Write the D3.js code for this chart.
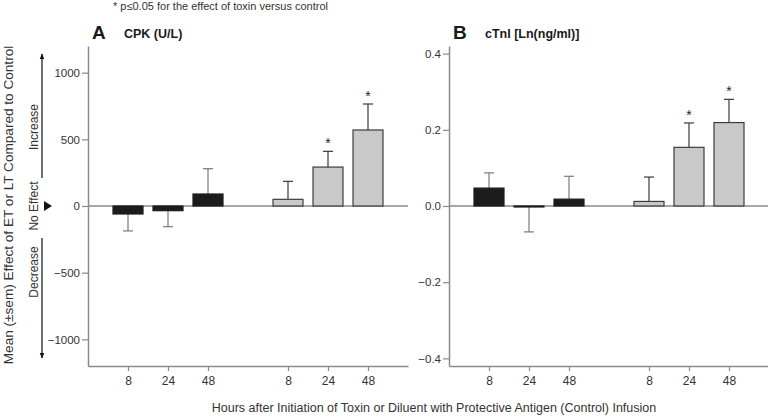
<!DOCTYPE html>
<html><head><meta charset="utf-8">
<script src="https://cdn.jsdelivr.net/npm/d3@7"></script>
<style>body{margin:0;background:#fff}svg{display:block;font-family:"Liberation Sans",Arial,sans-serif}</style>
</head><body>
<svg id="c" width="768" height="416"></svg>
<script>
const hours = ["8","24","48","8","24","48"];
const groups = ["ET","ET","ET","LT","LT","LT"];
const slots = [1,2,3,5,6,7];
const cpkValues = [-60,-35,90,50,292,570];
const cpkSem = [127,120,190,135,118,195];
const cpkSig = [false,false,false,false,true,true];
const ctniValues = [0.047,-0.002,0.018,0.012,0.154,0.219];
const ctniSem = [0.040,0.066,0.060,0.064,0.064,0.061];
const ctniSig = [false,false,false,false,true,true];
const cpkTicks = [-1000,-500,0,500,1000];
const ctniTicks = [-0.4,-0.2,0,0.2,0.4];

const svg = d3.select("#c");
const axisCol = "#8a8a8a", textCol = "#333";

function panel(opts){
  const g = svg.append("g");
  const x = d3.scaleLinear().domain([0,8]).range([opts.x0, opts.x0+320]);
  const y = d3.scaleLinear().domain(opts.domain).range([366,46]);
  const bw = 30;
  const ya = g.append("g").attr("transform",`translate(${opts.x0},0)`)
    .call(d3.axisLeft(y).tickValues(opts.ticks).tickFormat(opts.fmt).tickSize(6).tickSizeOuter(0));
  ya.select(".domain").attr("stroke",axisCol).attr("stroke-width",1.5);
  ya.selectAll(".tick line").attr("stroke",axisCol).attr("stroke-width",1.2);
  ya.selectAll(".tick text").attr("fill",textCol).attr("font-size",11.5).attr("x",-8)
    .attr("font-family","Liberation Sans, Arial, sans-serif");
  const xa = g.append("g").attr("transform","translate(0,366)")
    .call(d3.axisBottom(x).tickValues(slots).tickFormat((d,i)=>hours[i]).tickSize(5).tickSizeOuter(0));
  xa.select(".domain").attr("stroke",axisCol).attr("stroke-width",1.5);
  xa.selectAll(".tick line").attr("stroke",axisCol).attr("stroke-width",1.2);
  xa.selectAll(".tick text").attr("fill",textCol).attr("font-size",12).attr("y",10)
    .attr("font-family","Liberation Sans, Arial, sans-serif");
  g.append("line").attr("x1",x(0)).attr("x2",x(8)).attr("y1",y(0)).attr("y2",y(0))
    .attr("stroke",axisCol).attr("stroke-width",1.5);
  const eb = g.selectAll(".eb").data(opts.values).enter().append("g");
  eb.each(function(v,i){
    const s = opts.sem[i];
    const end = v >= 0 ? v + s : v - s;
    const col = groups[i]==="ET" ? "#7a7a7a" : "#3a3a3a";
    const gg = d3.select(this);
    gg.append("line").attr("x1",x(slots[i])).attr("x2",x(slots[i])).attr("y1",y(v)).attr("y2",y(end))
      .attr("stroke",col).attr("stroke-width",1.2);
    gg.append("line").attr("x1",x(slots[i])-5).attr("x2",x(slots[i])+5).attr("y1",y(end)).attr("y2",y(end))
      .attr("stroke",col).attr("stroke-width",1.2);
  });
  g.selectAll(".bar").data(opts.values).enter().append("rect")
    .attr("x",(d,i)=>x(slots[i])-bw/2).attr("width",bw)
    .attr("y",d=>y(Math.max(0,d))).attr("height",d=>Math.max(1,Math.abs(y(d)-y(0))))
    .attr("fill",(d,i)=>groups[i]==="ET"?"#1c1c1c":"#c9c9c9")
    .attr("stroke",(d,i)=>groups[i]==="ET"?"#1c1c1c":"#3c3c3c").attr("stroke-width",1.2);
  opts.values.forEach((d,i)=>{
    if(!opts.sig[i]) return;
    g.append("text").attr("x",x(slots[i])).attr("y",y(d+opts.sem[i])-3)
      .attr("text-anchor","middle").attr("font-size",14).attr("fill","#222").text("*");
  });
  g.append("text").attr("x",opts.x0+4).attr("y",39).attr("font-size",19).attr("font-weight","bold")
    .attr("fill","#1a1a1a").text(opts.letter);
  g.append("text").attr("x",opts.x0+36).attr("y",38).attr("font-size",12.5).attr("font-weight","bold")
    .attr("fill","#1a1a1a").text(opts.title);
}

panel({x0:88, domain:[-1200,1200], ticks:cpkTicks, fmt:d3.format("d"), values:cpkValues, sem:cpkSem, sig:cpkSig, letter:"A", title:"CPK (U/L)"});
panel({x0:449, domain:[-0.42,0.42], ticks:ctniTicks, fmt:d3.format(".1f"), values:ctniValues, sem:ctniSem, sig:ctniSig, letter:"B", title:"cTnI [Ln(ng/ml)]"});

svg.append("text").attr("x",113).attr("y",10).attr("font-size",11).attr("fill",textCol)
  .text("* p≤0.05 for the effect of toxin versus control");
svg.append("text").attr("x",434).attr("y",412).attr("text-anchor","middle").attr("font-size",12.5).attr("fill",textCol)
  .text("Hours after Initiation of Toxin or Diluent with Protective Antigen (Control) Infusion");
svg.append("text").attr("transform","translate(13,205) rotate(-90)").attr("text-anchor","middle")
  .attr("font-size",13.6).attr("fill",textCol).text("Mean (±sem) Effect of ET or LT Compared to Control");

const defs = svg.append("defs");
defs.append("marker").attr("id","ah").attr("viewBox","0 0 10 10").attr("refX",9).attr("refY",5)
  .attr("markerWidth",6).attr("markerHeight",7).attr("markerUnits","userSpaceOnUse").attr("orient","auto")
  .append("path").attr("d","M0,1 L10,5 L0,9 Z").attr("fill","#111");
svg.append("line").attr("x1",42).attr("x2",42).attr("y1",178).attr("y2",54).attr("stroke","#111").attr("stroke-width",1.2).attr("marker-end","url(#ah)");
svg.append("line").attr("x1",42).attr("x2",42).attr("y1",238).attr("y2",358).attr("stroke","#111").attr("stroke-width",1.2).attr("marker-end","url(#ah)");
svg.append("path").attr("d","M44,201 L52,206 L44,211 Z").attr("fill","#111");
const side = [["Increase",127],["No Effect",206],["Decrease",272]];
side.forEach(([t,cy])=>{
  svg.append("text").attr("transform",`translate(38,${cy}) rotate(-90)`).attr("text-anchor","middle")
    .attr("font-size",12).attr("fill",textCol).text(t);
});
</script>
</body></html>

§

**TASK PROMPT**: Scan the lines for the string "this". Copy out each line that matches.

**REPLY TO THE EXERCISE**:
Write the D3.js code for this chart.
    const gg = d3.select(this);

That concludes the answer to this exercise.